The Podcar Is Back

The pod people are back with this concept in North Carolina. (Photo: ecoPRT).

I've never been a huge fan of PRT, or personal rapid transit systems, which have been the future of transportation since Richard Nixon was president. On TreeHugger I once called the concept a cyberspace techno-dream, and the pro-pod people gave me an award for writing fish wrap. I never could figure out what it accomplished, other than placate people who think that everyone on a bus is either poor, deranged or both. Then I thought it was pretty much killed by the idea of the self-driving car. Why have a dedicated guideway when your podcar can go anywhere?

However a group in Raleigh, North Carolina, is working on a different kind of PRT. It was developed for the campus of North Carolina State University, where there is a long distance between libraries and a right-of-way that was planned for a monorail, another techno-dream. The ecoPRT is different from other systems I've written about; it's much lighter and narrower, holding two people sitting face-to-face. This means that the guideway can be much lighter too. It's shown as a lightweight steel truss rather than the usual concrete guideway. Eric Lamb, manager of transportation planning for the city of Raleigh notes:

Due to the small footprint of the vehicle (in-line seating) and low weight, there could be significant cost savings in building an elevated guideway when compared to other types of fixed guideway systems.
ecoprt comparison to car
EcoPRT compared to your standard SUV. ecoPRT

This makes a great deal of sense — a rail viaduct has to hold massive loads but it sits empty most of the time if a commuter train only goes over it every 10 minutes or so. The PRT system spreads the load over time and distance. The designers predict headway of as little as 1.5 seconds (I think they are dreaming on that point, but OK) meaning it can carry a lot of people, spread out over a lot of track. Their concept:

An ultra-light-weight transit system with autonomous vehicles that carry no more than two passengers at a time. The system will have dedicated roadways where the vehicles can be routed directly to their destination without stops. The advantages include 1) a target price of $1 million per mile of guideway infrastructure costs, 2) a transit system that is much quicker and less costly than either bus and light rail, and 3) a smaller overall footprint with less impact on the surrounding environment.
The designers see this as a serious alternative to the automobile, and if you read their page on the problems with automobiles, you will want to jump on board the PRT.
These significant problems are borne daily by everyone in America. It represents a tremendous cost to the nation. EcoPRT’s goal is to solve all of these problems by eliminating the expense and hassle of owning a car, significantly reducing the cost and space required for roadways and parking, and eliminating much of the environmental degradation that goes with America’s automotive culture.
EcoPRT on guideway zipping over town.
EcoPRT on guideway zipping over town. ecoPRT

There are still the basic problems that PRT has not solved — the last mile problem of getting to your home, the ugliness of the overhead guideways — although on that last point, these guideways are far more minimal. That’s why I thought the autonomous car would kill the idea; it can drive you home. By the way, there's also another vehicle that can take you home, works great at universities in temperate climates, and is even cheaper: it's called the bicycle.
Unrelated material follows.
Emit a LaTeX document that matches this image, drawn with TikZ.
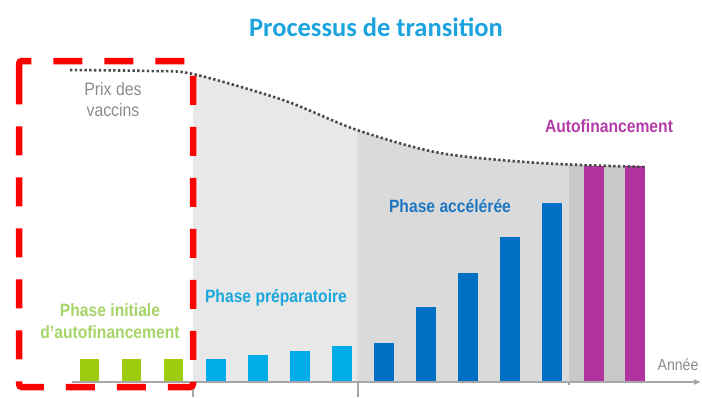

However back in Raleigh, ecoPRT has made a smaller, lighter and cheaper pod car system that just might make sense. Now if they could somehow connect it to the light rail system being built in Durham, the Research Triangle might get a decent coordinated transportation system after all.

The author learned about ecoPRT as a guest of the Wake County Economic Development agency, on a visit to Raleigh and the Research Triangle area of North Carolina.